- **THE EXERCISE**:
Extract the lines of the material below, beginning with the first and ending with the line that holds "the same rate". Skip every picture.

- **GIVEN DATA**:
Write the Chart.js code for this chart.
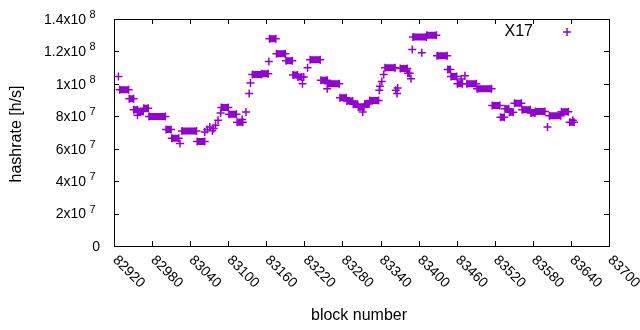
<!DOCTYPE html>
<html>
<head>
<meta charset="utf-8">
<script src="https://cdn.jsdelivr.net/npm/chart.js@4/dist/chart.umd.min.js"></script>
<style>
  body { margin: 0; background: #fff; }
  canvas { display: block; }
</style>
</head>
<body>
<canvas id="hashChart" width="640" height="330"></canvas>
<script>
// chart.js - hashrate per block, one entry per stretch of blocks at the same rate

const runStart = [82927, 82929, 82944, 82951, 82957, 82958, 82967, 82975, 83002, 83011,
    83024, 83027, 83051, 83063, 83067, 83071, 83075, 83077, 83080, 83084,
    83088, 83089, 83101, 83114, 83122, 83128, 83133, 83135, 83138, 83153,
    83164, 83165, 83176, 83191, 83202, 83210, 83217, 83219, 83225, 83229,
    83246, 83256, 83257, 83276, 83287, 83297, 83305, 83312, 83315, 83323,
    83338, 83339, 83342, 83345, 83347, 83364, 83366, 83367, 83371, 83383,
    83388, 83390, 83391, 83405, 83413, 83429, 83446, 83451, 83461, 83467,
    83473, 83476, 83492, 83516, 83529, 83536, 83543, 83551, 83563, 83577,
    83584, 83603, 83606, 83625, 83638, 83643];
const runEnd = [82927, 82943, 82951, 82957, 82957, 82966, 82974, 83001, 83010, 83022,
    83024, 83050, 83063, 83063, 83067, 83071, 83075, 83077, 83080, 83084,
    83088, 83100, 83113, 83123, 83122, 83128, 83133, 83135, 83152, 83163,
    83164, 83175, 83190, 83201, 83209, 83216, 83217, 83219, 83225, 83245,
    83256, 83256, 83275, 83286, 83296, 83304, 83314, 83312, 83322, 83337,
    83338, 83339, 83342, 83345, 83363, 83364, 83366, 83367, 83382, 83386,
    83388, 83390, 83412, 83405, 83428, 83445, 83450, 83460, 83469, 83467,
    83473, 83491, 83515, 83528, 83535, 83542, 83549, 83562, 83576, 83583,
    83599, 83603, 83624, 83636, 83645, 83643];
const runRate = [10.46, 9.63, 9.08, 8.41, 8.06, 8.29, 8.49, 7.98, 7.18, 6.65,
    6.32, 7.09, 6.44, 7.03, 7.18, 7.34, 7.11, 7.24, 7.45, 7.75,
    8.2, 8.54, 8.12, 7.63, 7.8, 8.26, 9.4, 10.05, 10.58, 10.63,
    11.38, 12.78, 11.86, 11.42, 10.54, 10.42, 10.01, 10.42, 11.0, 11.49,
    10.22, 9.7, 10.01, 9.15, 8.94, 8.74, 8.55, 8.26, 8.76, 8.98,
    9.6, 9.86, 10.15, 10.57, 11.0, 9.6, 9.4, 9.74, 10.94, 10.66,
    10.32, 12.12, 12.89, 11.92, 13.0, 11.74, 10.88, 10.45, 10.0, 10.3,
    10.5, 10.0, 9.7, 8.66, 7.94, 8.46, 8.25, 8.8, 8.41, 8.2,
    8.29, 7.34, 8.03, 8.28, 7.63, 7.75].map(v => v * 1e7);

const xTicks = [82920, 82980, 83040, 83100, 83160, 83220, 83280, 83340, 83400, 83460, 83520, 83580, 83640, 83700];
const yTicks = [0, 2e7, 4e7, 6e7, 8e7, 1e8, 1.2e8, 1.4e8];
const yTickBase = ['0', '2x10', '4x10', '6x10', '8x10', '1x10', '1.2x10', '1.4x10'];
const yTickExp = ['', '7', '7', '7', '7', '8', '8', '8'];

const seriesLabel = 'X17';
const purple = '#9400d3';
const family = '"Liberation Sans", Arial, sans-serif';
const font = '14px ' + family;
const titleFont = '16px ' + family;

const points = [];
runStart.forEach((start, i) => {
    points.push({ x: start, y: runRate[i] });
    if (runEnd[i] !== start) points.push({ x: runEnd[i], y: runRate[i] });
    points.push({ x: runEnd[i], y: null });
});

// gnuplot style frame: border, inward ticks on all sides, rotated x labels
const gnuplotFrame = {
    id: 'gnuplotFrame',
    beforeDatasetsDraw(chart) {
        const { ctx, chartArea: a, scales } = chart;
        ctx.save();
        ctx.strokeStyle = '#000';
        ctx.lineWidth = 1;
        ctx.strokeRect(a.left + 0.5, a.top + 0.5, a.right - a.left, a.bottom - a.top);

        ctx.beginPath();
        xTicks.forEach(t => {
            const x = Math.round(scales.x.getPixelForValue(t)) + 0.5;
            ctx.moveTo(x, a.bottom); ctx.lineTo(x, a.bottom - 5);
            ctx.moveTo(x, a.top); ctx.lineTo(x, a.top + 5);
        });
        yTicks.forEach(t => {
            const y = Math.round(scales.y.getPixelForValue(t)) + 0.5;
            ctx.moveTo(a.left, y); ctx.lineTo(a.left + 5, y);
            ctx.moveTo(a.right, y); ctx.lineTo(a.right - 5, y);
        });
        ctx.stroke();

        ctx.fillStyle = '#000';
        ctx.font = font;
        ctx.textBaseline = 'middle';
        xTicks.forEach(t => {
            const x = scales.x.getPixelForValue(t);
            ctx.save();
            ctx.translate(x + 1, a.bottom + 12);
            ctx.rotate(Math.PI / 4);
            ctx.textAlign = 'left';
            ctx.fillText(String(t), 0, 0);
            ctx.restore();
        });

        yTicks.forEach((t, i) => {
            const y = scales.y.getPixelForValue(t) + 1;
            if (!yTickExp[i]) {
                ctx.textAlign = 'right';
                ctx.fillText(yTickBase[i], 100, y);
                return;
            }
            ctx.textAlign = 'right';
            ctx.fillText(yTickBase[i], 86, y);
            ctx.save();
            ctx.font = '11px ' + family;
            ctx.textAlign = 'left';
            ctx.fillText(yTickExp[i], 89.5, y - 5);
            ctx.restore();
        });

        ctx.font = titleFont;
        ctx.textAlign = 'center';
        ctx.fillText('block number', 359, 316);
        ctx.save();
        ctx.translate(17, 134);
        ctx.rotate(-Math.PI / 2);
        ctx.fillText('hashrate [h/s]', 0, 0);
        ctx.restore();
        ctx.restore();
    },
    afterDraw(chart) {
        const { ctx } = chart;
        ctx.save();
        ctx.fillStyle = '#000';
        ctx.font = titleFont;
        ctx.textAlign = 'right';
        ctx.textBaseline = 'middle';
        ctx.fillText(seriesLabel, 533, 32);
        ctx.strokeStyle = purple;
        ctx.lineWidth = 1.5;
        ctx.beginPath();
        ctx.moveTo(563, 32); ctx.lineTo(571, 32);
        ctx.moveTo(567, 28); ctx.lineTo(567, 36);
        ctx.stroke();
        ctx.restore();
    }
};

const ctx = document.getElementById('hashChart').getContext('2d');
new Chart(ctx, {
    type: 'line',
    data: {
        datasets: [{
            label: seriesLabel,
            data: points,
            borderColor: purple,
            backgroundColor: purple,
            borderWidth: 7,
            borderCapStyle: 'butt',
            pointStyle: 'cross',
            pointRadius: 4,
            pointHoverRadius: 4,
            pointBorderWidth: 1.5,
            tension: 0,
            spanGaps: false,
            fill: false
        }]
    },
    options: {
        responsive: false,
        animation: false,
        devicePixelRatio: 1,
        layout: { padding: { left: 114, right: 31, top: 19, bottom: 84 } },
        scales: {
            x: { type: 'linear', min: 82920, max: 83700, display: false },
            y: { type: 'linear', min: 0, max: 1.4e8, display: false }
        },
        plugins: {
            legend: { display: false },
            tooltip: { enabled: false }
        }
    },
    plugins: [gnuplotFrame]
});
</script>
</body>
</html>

- **FINISHED EXERCISE**:
Write the Chart.js code for this chart.
<!DOCTYPE html>
<html>
<head>
<meta charset="utf-8">
<script src="https://cdn.jsdelivr.net/npm/chart.js@4/dist/chart.umd.min.js"></script>
<style>
  body { margin: 0; background: #fff; }
  canvas { display: block; }
</style>
</head>
<body>
<canvas id="hashChart" width="640" height="330"></canvas>
<script>
// chart.js - hashrate per block, one entry per stretch of blocks at the same rate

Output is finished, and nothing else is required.